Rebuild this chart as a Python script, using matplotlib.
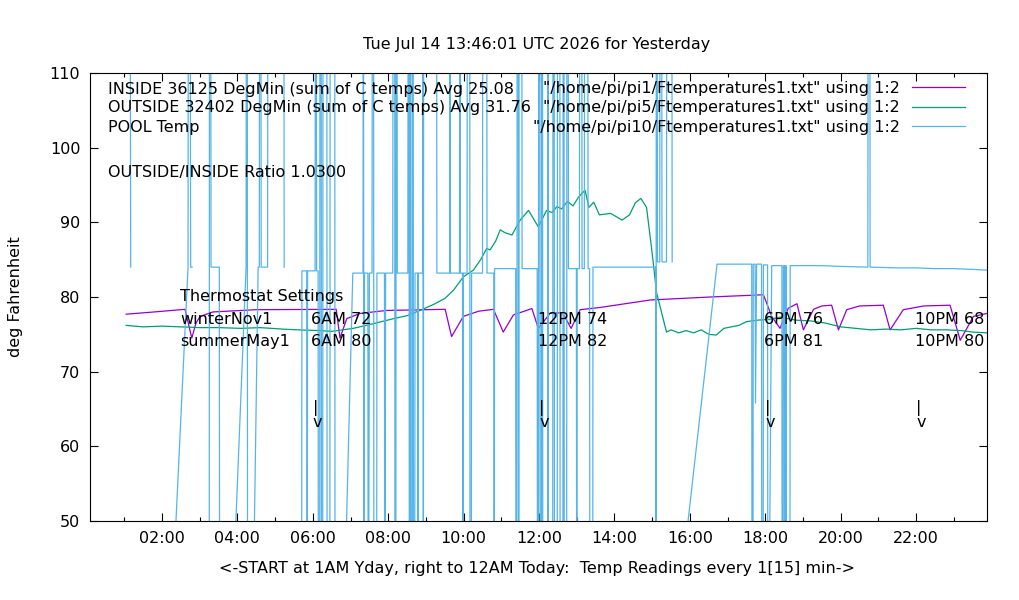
--------------------
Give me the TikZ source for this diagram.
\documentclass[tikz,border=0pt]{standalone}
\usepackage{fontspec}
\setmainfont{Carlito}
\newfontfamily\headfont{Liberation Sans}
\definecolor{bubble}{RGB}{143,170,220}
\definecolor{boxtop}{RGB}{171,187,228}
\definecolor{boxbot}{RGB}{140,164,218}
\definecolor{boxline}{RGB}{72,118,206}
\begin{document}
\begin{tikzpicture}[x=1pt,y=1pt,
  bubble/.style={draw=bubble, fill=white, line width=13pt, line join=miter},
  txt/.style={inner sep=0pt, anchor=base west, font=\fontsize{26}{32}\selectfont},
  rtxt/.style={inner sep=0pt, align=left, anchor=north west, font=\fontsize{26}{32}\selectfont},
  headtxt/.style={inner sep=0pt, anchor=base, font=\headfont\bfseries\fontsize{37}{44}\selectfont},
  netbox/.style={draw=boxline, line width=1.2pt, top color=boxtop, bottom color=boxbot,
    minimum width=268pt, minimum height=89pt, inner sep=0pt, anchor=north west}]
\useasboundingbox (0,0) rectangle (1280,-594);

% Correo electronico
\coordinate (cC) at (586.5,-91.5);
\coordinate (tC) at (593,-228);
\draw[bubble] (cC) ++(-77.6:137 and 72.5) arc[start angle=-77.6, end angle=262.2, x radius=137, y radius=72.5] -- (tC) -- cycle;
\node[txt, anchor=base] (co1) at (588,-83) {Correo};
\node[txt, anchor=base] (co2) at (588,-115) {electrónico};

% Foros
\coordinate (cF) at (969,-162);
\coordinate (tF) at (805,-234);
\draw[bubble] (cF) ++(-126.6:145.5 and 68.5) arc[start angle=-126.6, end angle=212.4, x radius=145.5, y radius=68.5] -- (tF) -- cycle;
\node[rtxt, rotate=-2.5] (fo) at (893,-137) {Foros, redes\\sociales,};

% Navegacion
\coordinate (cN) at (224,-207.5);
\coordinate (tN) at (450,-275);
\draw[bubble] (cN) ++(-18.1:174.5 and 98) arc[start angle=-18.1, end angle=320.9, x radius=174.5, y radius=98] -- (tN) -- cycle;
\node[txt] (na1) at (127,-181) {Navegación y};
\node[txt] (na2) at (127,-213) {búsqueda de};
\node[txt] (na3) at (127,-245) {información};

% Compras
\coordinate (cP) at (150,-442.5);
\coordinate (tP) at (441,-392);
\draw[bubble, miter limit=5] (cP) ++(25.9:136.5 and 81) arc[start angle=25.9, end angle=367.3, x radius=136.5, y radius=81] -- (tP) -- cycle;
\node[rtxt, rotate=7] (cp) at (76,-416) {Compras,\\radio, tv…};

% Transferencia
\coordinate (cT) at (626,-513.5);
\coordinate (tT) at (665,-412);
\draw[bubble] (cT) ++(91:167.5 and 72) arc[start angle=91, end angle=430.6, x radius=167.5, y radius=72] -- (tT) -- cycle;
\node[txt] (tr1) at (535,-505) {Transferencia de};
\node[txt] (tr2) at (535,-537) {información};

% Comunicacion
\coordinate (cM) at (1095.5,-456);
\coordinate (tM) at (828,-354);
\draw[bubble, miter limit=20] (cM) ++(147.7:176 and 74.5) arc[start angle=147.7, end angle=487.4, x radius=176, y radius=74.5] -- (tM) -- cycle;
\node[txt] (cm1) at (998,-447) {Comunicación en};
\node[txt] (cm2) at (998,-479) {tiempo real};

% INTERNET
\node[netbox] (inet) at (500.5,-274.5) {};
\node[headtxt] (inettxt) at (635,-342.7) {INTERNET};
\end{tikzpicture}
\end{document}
--------------------
= Written problem =
Using the entries above, return each line in which the word "this" occurs.

= Expected output =
Rebuild this chart as a Python script, using matplotlib.
Give me the TikZ source for this diagram.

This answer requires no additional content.